Like their European Union counterparts, the European School system’s multicultural, multilingual environment and European curricula correspond to the needs of the Permanent Representation’s and Council of Europe staff’s children. They attach great importance to the values expressed in the European School’s objectives and that it works towards one common diploma, the prestigious “European Baccalaureate”, based on a ‘common curriculum’, with as far as possible Mother Tongue Education.

However, the teaching of Mother Tongue Education is reserved for those who are “ayant droit” or Category I within the European School system. Twenty seven member states of the Council of Europe are members of the European Union, are already signatories of the European School Convention and as such pay into the European school system, yet their civil servants do not have equal treatment.

Consequently, Mr Boswell,

To ask the Committee of Ministers, whose Chairmanship currently also holds the Presidency of the Board of Governors of the European Schools,

Why the children of members of the Permanent Representations to the Council of Europe and the children of Council of Europe staff have not, so far, been considered as Category I children?

Why the ideals and values common to all intergovernmental European organisations and institutions, are not reflected by equal treatment of those involved in the construction of our common European ideal: a democratic continent committed to human rights, governed by the rule of law and respectful of multicultural diversity?

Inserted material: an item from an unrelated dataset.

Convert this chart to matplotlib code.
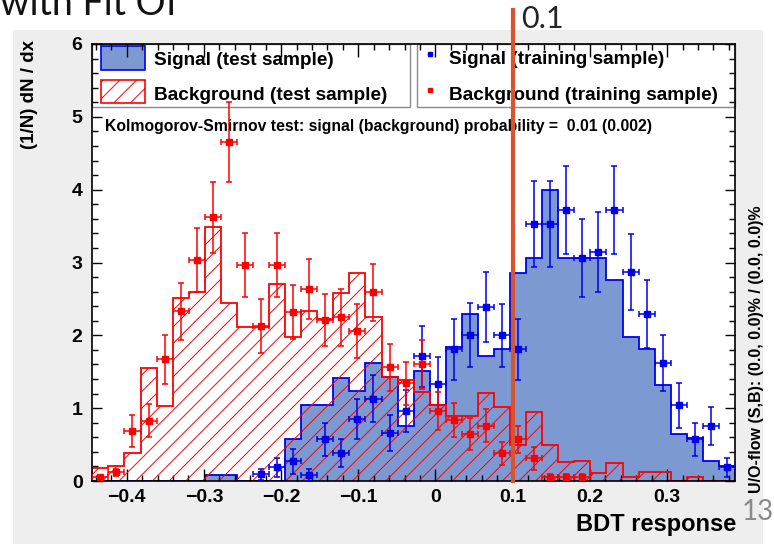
import numpy as np
import matplotlib
matplotlib.use("Agg")
import matplotlib.pyplot as plt
from matplotlib.patches import Rectangle
from matplotlib.ticker import MultipleLocator, FuncFormatter

# BDT response binning (40 equal bins)
x_min, x_max, n_bins = -0.4446, 0.388, 40

# normalised test-sample histograms
sig_test = [0, 0, 0, 0, 0, 0, 0, 0.08, 0.08, 0,
            0, 0, 0.57, 1.04, 1.04, 1.42, 1.24, 1.62, 1.43, 0.75,
            1.51, 1.04, 1.84, 2.29, 1.71, 1.81, 2.86, 3.06, 4.00, 3.06,
            3.06, 3.06, 2.76, 1.98, 1.81, 1.32, 0.65, 0.59, 0.27, 0.20]
bkg_test = [0.18, 0.20, 0.38, 1.55, 1.03, 2.51, 2.59, 3.49, 2.45, 2.12,
            2.12, 2.70, 1.98, 2.33, 2.23, 2.58, 2.85, 2.25, 1.43, 1.38,
            1.22, 1.04, 0.89, 0.89, 1.21, 1.02, 0.50, 0.95, 0.50, 0.26,
            0.27, 0.11, 0.25, 0.05, 0.12, 0.12, 0.0, 0.05, 0.0, 0.0]

# training samples (nan = empty bin, not drawn)
nan = np.nan
sig_train = [nan, nan, nan, nan, nan, nan, nan, nan, nan, nan,
             0.09, 0.19, 0.27, 0.08, 0.57, 0.38, 0.85, 1.13, 0.66, 0.96,
             1.71, 1.33, 1.81, 2.01, 2.39, 2.00, 1.81, 3.53, 3.53, 3.72,
             3.06, 3.15, 3.72, 2.87, 2.29, 1.62, 1.04, 0.57, 0.76, 0.19]
sig_train_err = [0, 0, 0, 0, 0, 0, 0, 0, 0, 0,
                 0.08, 0.13, 0.17, 0.08, 0.23, 0.19, 0.28, 0.32, 0.25, 0.29,
                 0.42, 0.37, 0.42, 0.44, 0.48, 0.43, 0.42, 0.59, 0.59, 0.60,
                 0.54, 0.55, 0.60, 0.52, 0.47, 0.38, 0.31, 0.23, 0.26, 0.13]
bkg_train = [0.05, 0.12, 0.69, 0.83, 1.67, 2.33, 3.04, 3.62, 4.65, 2.97,
             2.13, 2.97, 2.32, 2.64, 2.21, 2.25, 2.06, 2.59, 1.56, 1.34,
             1.60, 0.96, 0.84, 0.65, 0.76, 0.38, 0.57, 0.31, 0.05, 0.05,
             0.05, nan, nan, nan, nan, nan, nan, nan, nan, nan]
bkg_train_err = [0.03, 0.05, 0.22, 0.23, 0.34, 0.39, 0.44, 0.49, 0.55, 0.44,
                 0.37, 0.44, 0.37, 0.41, 0.36, 0.39, 0.37, 0.39, 0.32, 0.30,
                 0.34, 0.26, 0.23, 0.22, 0.23, 0.16, 0.19, 0.16, 0.04, 0.04,
                 0.04, 0, 0, 0, 0, 0, 0, 0, 0, 0]

ks_sig, ks_bkg = 0.01, 0.002
cut_value = 0.1
page_number = "13"

SIG_FILL = "#7d99d1"
SIG_LINE = "#0000ee"
BKG_LINE = "#ff0000"
CUT_COLOR = "#d6552f"

plt.rcParams["font.family"] = ["Liberation Sans", "DejaVu Sans"]
plt.rcParams["font.weight"] = "bold"
plt.rcParams["hatch.linewidth"] = 0.7

W, H = 774, 544
fig = plt.figure(figsize=(W / 100, H / 100), dpi=100)


def fx(px):
    return px / W


def fy(py):
    return 1 - py / H


# frame position in pixels
L, R, T, B = 92.3, 735, 44, 481

# background layer: canvas, frame fill, legend boxes and texts (pixel coordinates)
bg = fig.add_axes([0, 0, 1, 1])
bg.set_xlim(0, W)
bg.set_ylim(H, 0)
bg.axis("off")
bg.set_zorder(0)
bg.add_patch(Rectangle((13, 30), 750, H - 30, facecolor="#eeeeee", edgecolor="none"))
bg.add_patch(Rectangle((L, T), R - L, B - T, facecolor="white", edgecolor="none"))
bg.add_patch(Rectangle((L, T), 410 - L, 107 - T, facecolor="white", edgecolor="#8a8a8a", lw=1.0))
bg.add_patch(Rectangle((417, T), R - 417, 107 - T, facecolor="white", edgecolor="#8a8a8a", lw=1.0))
bg.add_patch(Rectangle((101, 46), 44, 24, facecolor=SIG_FILL, edgecolor=SIG_LINE, lw=1.2))
bg.add_patch(Rectangle((101, 80), 44, 23, facecolor="white", edgecolor=BKG_LINE, hatch="//", lw=1.2))
bg.plot([430], [54], "s", ms=3.5, color=SIG_LINE)
bg.plot([430], [90], "s", ms=3.5, color=BKG_LINE)
bg.text(154, 65, "Signal (test sample)", fontsize=13.7, va="baseline")
bg.text(154, 100, "Background (test sample)", fontsize=13.7, va="baseline")
bg.text(449, 64, "Signal (training sample)", fontsize=13.7, va="baseline")
bg.text(449, 100, "Background (training sample)", fontsize=13.7, va="baseline")
bg.text(105, 130.5, "Kolmogorov-Smirnov test: signal (background) probability =  %g (%g)" % (ks_sig, ks_bkg),
        fontsize=11.3, va="baseline")
bg.text(756, 493, "U/O-flow (S,B): (0.0, 0.0)% / (0.0, 0.0)%", fontsize=11.5, rotation=90,
        ha="center", va="bottom")
bg.text(29, 40, "(1/N) dN / dx", fontsize=13.5, rotation=90, ha="center", va="top")
bg.text(736, 531, "BDT response", fontsize=17, ha="right", va="baseline")

# histogram frame
ax = fig.add_axes([fx(L), fy(B), fx(R) - fx(L), fy(T) - fy(B)])
ax.patch.set_visible(False)
ax.set_zorder(1)

edges = np.linspace(x_min, x_max, n_bins + 1)
centers = 0.5 * (edges[:-1] + edges[1:])
half_w = 0.5 * (edges[1] - edges[0])

ax.stairs(sig_test, edges, fill=True, facecolor=SIG_FILL, edgecolor="none", zorder=1)
ax.stairs(sig_test, edges, color=SIG_LINE, lw=1.3, zorder=1.5)
ax.stairs(bkg_test, edges, fill=True, facecolor="none", edgecolor=BKG_LINE, hatch="//", lw=0, zorder=2)
ax.stairs(bkg_test, edges, color=BKG_LINE, lw=1.3, zorder=2.5)

for vals, errs, col in [(sig_train, sig_train_err, SIG_LINE), (bkg_train, bkg_train_err, BKG_LINE)]:
    vals = np.asarray(vals, dtype=float)
    errs = np.asarray(errs, dtype=float)
    m = ~np.isnan(vals)
    ax.errorbar(centers[m], vals[m], xerr=half_w, yerr=errs[m], fmt="s", ms=4.2, color=col,
                elinewidth=1.1, capsize=2.5, capthick=1.1, zorder=6)


def root_label(v, pos):
    s = "%g" % round(v, 6)
    return s.replace("-", "\u2212")


ax.set_xlim(x_min, x_max)
ax.set_ylim(0, 6)
ax.xaxis.set_major_locator(MultipleLocator(0.1))
ax.xaxis.set_minor_locator(MultipleLocator(0.02))
ax.yaxis.set_major_locator(MultipleLocator(1))
ax.yaxis.set_minor_locator(MultipleLocator(0.2))
ax.xaxis.set_major_formatter(FuncFormatter(root_label))
ax.yaxis.set_major_formatter(FuncFormatter(root_label))
ax.tick_params(which="both", direction="in", top=True, right=True, width=1, labelsize=14)
ax.tick_params(axis="x", which="major", length=9, pad=6)
ax.tick_params(axis="x", which="minor", length=4.5)
ax.tick_params(axis="y", which="major", length=7.5, pad=7)
ax.tick_params(axis="y", which="minor", length=4)
for s in ax.spines.values():
    s.set_linewidth(1.2)

# cut marker and slide annotations on top
top = fig.add_axes([0, 0, 1, 1], facecolor="none")
top.set_xlim(0, W)
top.set_ylim(H, 0)
top.axis("off")
top.set_zorder(3)
cut_px = L + (cut_value - x_min) / (x_max - x_min) * (R - L)
top.plot([cut_px, cut_px], [10, B], color=CUT_COLOR, lw=3)

slide = dict(family=["Lato", "DejaVu Sans"], weight="normal")
top.text(521, 28, "%g" % cut_value, fontsize=22, color="#262626", va="baseline", **slide)
top.text(742, 520, page_number, fontsize=20, color="#8a8a8a", va="baseline", **slide)
top.text(0, 15, "with Fit Of", fontsize=27, color="#111111", va="baseline", **slide)

fig.savefig("out.png", dpi=100)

Whether the relevant members of the Committee of Ministers could bring this anomaly, as quickly as possible, to the attention of their respective Ministers of Education and Foreign Affairs and of the European Union – Council, Commission and Parliament - particularly in view of the intensified co-operation of our two organisations over the past years including the Memorandum of Understanding and the soon to be accession of the European Union/European Community to the European Convention on Human Rights.